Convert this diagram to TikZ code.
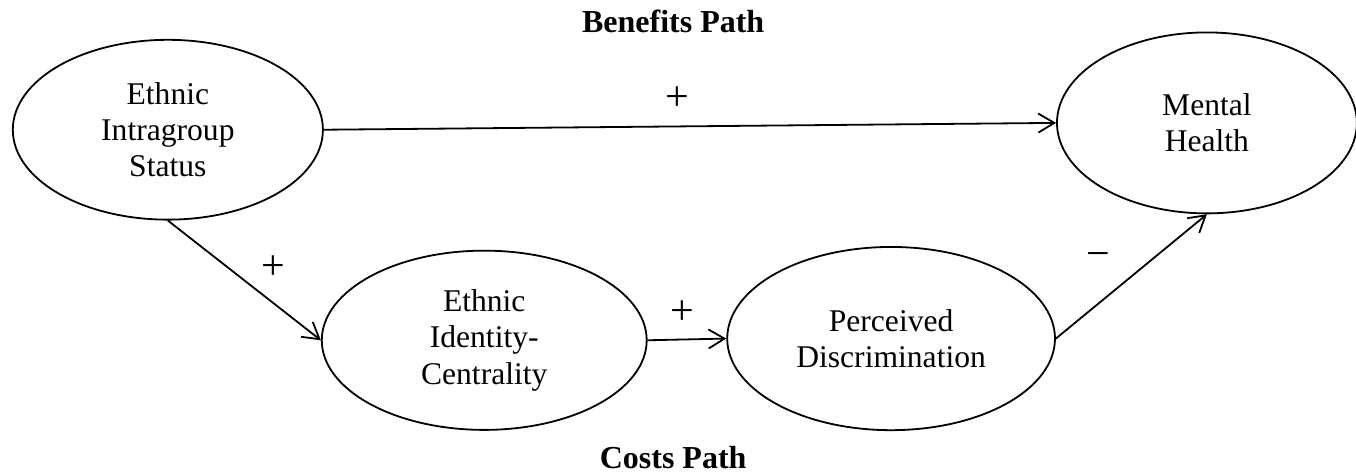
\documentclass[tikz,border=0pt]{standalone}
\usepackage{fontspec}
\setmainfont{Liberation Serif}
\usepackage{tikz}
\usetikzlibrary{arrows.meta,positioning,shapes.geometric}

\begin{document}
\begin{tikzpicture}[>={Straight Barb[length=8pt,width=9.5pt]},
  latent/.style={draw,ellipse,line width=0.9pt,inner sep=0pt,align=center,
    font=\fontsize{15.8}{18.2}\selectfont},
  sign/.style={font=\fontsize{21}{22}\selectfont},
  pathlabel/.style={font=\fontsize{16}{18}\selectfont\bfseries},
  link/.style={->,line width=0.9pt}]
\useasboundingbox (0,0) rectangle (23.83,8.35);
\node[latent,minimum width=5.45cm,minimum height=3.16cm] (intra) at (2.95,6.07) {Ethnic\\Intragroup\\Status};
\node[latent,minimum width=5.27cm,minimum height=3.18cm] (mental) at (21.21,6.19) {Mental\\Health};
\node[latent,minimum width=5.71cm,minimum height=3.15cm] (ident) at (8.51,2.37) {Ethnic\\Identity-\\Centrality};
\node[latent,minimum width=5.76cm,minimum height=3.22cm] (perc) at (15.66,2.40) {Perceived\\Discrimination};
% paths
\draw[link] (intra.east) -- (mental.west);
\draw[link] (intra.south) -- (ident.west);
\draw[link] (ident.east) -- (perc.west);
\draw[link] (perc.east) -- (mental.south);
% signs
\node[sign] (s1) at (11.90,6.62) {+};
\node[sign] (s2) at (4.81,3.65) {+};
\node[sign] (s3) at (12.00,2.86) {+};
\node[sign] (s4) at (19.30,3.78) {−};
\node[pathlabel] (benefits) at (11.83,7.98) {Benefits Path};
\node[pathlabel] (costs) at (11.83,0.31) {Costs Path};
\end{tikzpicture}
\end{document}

::::

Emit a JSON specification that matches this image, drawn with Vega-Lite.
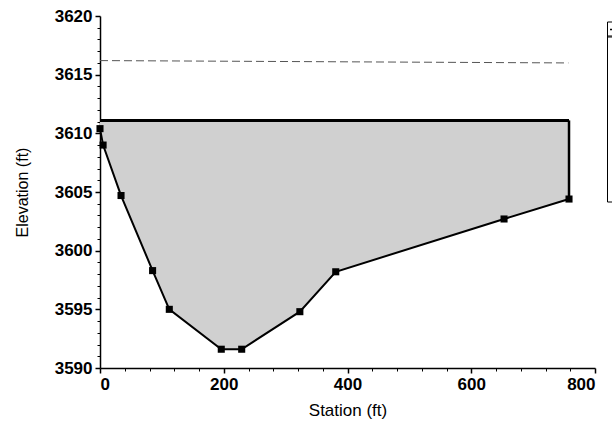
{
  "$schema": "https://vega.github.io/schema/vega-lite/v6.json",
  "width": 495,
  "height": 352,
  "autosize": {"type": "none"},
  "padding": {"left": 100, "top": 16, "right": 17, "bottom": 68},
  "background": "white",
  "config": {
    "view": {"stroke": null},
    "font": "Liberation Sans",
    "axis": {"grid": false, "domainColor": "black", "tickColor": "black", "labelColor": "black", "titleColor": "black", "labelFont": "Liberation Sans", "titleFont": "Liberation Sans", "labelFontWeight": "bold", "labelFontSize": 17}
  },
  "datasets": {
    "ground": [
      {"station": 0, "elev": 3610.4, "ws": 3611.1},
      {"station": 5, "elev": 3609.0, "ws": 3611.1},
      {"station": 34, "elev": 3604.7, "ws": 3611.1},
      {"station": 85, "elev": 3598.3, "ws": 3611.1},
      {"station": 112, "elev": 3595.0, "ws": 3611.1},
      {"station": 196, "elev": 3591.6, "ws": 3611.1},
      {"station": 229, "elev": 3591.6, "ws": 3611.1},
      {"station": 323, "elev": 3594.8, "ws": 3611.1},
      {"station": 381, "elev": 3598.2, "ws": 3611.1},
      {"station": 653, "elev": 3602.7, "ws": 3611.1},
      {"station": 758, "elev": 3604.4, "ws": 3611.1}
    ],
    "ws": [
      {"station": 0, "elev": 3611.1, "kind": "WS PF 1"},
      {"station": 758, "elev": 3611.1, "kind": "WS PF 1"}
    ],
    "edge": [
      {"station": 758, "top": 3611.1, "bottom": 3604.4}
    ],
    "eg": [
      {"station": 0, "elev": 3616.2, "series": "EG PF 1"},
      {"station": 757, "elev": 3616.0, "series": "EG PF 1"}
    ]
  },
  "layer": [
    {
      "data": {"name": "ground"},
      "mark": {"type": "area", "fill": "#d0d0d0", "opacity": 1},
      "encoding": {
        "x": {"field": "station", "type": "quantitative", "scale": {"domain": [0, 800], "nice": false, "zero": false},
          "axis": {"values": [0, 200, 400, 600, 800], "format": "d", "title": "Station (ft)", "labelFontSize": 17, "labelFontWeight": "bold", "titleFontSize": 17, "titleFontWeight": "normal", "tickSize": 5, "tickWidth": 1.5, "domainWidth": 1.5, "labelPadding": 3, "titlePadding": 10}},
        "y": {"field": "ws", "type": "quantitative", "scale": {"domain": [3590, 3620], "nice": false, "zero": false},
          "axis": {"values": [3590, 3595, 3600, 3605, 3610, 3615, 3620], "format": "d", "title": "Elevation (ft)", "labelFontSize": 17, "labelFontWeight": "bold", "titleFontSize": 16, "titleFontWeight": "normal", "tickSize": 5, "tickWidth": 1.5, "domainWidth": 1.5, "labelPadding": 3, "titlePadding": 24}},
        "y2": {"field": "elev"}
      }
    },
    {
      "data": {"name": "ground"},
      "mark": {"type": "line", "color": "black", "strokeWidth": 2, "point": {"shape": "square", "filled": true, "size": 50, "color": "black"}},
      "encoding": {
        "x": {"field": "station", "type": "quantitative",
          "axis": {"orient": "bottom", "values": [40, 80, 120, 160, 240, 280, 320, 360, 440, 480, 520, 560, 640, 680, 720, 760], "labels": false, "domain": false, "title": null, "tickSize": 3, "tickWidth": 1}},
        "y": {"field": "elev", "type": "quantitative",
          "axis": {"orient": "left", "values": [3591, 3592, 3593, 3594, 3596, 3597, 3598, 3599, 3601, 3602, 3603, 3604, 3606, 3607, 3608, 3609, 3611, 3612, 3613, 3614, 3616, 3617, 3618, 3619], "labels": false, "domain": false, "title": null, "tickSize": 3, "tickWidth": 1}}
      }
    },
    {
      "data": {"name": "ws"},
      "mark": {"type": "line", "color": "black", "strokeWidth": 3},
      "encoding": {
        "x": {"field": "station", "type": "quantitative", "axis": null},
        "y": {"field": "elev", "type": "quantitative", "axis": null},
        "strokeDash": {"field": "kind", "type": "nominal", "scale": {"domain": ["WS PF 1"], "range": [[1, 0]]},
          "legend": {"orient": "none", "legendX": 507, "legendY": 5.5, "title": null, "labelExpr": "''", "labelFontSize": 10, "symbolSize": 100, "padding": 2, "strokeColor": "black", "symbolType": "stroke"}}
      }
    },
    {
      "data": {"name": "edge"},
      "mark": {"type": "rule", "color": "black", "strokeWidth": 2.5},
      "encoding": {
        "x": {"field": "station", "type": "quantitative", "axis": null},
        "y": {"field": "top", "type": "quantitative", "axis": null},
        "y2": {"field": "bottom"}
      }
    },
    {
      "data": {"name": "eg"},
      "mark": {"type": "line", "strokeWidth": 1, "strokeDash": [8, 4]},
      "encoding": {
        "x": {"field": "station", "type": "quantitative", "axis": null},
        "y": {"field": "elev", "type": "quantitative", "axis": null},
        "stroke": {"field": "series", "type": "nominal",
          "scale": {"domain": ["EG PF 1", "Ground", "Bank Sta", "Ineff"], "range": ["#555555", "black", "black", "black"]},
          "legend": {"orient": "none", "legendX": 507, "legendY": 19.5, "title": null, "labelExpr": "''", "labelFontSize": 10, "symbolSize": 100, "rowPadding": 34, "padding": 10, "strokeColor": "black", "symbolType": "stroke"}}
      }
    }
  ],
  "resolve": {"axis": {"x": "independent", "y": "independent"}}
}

::::

WHAT TO WORK ON: Every line above that contains the word "this" should be reported.

REPLY:
Convert this diagram to TikZ code.
Emit a JSON specification that matches this image, drawn with Vega-Lite.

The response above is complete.